Read the records and gather each line that includes "draw".

RECORDS SUPPLIED:
----
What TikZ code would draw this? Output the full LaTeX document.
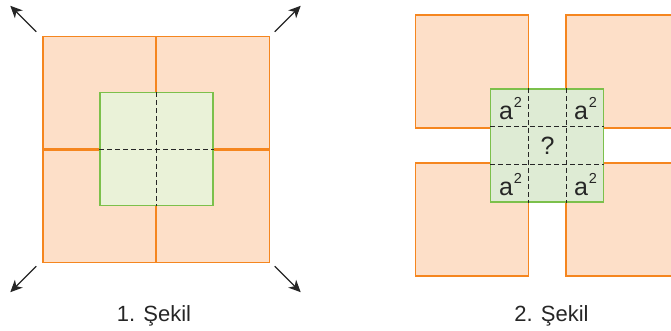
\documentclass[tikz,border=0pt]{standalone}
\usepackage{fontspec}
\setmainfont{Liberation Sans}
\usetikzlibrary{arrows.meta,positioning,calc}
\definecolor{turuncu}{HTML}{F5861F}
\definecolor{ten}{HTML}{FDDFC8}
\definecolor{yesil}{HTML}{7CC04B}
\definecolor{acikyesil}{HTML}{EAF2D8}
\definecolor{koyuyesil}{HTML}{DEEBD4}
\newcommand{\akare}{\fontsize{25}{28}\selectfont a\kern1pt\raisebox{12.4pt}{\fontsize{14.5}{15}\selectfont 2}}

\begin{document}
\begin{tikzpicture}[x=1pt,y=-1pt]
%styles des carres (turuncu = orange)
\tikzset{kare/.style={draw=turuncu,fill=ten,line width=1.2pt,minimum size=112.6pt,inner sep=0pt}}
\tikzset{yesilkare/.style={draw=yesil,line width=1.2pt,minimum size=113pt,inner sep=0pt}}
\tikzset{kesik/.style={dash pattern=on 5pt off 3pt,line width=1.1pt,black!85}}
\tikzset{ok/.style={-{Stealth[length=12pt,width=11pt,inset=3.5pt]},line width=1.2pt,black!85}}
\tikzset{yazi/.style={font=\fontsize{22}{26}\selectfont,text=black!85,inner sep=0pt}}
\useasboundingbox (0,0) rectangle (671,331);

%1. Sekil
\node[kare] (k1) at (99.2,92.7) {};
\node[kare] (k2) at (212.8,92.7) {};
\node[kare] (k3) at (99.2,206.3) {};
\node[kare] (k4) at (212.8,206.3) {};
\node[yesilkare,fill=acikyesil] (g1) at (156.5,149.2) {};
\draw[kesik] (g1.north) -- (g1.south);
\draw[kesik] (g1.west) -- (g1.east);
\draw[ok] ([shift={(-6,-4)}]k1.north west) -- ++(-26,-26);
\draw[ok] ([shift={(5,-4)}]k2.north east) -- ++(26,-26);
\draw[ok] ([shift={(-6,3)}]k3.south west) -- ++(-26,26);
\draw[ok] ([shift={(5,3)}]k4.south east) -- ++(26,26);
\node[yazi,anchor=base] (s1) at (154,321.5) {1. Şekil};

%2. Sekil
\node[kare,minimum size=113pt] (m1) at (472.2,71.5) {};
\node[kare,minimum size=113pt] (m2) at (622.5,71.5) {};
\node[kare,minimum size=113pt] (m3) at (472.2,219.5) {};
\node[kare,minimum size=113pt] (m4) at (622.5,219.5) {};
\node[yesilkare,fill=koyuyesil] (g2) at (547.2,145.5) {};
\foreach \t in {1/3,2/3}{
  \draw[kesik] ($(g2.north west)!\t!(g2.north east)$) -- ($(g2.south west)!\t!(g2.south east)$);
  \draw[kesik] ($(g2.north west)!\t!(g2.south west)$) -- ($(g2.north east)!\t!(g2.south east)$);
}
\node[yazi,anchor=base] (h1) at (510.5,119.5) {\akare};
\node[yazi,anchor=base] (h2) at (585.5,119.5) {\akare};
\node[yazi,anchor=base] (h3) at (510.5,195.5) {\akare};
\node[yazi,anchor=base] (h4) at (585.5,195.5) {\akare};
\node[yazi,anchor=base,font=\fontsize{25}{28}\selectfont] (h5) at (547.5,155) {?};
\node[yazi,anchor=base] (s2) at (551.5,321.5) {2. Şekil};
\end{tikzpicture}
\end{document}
----
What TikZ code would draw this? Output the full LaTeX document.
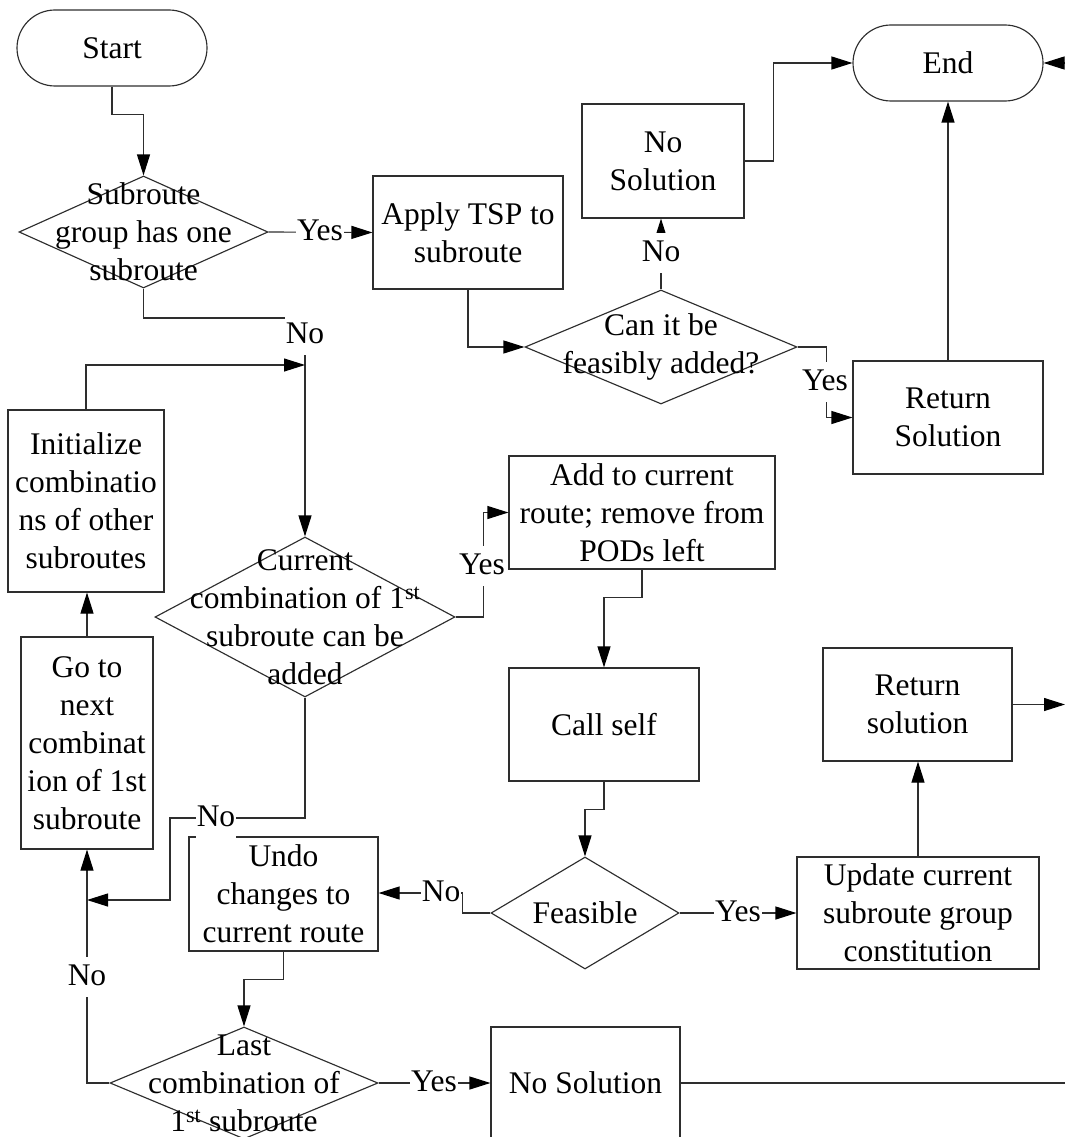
----
WORKED ANSWER:
What TikZ code would draw this? Output the full LaTeX document.
\tikzset{kare/.style={draw=turuncu,fill=ten,line width=1.2pt,minimum size=112.6pt,inner sep=0pt}}
\tikzset{yesilkare/.style={draw=yesil,line width=1.2pt,minimum size=113pt,inner sep=0pt}}
\draw[kesik] (g1.north) -- (g1.south);
\draw[kesik] (g1.west) -- (g1.east);
\draw[ok] ([shift={(-6,-4)}]k1.north west) -- ++(-26,-26);
\draw[ok] ([shift={(5,-4)}]k2.north east) -- ++(26,-26);
\draw[ok] ([shift={(-6,3)}]k3.south west) -- ++(-26,26);
\draw[ok] ([shift={(5,3)}]k4.south east) -- ++(26,26);
  \draw[kesik] ($(g2.north west)!\t!(g2.north east)$) -- ($(g2.south west)!\t!(g2.south east)$);
  \draw[kesik] ($(g2.north west)!\t!(g2.south west)$) -- ($(g2.north east)!\t!(g2.south east)$);
What TikZ code would draw this? Output the full LaTeX document.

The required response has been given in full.